#### What you have to do
Working from the top of the listing below, retype each line through the line containing "(-447.5,-268) rectangle (453.5,269);", both included, with no pictures.

#### Dataset section
==*==
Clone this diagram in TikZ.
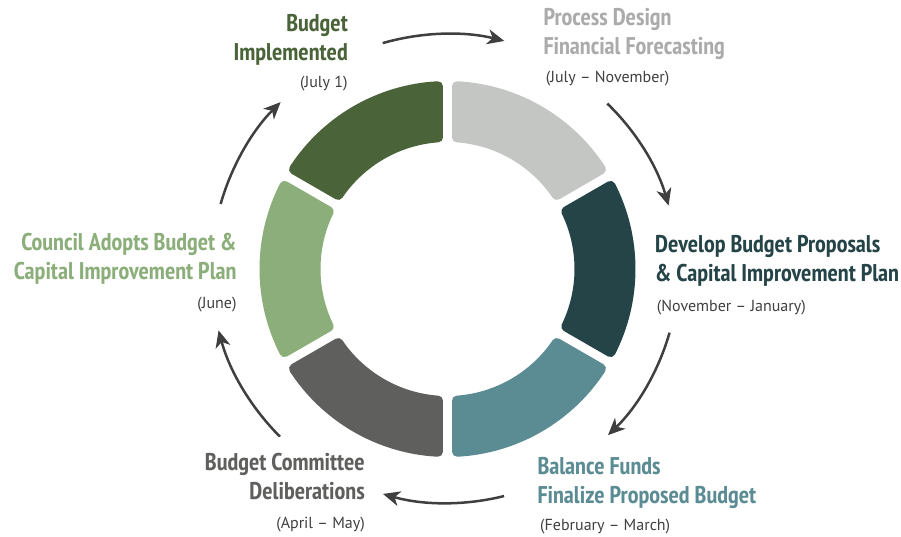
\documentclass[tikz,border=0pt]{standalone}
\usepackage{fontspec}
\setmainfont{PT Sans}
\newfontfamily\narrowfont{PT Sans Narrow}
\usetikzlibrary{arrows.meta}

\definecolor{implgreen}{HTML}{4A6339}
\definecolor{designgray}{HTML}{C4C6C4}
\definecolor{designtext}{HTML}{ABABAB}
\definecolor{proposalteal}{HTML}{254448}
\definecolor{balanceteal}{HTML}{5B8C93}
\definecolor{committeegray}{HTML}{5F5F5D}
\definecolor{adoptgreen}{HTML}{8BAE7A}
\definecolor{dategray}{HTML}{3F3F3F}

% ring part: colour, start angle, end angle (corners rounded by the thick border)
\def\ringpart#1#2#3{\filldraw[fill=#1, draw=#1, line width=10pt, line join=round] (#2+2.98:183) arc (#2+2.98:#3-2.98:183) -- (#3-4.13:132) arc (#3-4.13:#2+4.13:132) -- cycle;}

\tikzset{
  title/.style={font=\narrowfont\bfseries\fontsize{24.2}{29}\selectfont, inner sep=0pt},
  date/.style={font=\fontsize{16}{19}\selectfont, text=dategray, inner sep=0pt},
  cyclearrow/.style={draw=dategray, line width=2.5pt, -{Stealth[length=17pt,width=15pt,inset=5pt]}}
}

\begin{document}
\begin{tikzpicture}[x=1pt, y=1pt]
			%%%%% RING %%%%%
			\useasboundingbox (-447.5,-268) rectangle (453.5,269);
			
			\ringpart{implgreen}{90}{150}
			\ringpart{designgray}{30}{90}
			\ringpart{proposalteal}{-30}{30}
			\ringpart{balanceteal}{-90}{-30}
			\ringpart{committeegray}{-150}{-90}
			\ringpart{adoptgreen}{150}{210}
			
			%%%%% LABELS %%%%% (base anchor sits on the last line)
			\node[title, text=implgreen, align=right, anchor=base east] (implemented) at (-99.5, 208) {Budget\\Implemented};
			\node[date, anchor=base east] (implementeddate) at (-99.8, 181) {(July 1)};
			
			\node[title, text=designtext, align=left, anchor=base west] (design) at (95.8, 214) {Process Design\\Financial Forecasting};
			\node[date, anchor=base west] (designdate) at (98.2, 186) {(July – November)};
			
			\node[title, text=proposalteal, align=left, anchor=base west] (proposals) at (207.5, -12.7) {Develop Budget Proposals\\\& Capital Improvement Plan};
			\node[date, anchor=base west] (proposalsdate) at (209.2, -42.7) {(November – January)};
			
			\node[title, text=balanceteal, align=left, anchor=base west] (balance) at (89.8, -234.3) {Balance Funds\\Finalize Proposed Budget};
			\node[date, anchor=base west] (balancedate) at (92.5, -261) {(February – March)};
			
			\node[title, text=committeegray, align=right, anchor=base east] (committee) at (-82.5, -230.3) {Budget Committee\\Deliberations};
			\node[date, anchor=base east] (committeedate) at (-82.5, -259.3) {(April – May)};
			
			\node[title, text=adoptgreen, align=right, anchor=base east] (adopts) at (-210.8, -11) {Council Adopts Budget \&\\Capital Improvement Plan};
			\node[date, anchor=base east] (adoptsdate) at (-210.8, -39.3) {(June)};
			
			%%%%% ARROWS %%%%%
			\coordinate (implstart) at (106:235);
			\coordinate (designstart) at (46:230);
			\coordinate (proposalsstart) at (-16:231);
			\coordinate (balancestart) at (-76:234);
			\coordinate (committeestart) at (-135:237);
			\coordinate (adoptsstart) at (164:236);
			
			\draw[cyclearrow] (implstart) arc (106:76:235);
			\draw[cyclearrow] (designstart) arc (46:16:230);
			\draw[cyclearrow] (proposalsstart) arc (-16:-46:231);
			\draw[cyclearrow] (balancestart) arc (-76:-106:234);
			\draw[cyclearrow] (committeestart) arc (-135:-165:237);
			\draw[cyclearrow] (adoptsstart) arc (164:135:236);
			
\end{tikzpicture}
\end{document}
==*==
#### Solution to this task
Clone this diagram in TikZ.
\documentclass[tikz,border=0pt]{standalone}
\usepackage{fontspec}
\setmainfont{PT Sans}
\newfontfamily\narrowfont{PT Sans Narrow}
\usetikzlibrary{arrows.meta}

\definecolor{implgreen}{HTML}{4A6339}
\definecolor{designgray}{HTML}{C4C6C4}
\definecolor{designtext}{HTML}{ABABAB}
\definecolor{proposalteal}{HTML}{254448}
\definecolor{balanceteal}{HTML}{5B8C93}
\definecolor{committeegray}{HTML}{5F5F5D}
\definecolor{adoptgreen}{HTML}{8BAE7A}
\definecolor{dategray}{HTML}{3F3F3F}

% ring part: colour, start angle, end angle (corners rounded by the thick border)
\def\ringpart#1#2#3{\filldraw[fill=#1, draw=#1, line width=10pt, line join=round] (#2+2.98:183) arc (#2+2.98:#3-2.98:183) -- (#3-4.13:132) arc (#3-4.13:#2+4.13:132) -- cycle;}

\tikzset{
  title/.style={font=\narrowfont\bfseries\fontsize{24.2}{29}\selectfont, inner sep=0pt},
  date/.style={font=\fontsize{16}{19}\selectfont, text=dategray, inner sep=0pt},
  cyclearrow/.style={draw=dategray, line width=2.5pt, -{Stealth[length=17pt,width=15pt,inset=5pt]}}
}

\begin{document}
\begin{tikzpicture}[x=1pt, y=1pt]
			%%%%% RING %%%%%
			\useasboundingbox (-447.5,-268) rectangle (453.5,269);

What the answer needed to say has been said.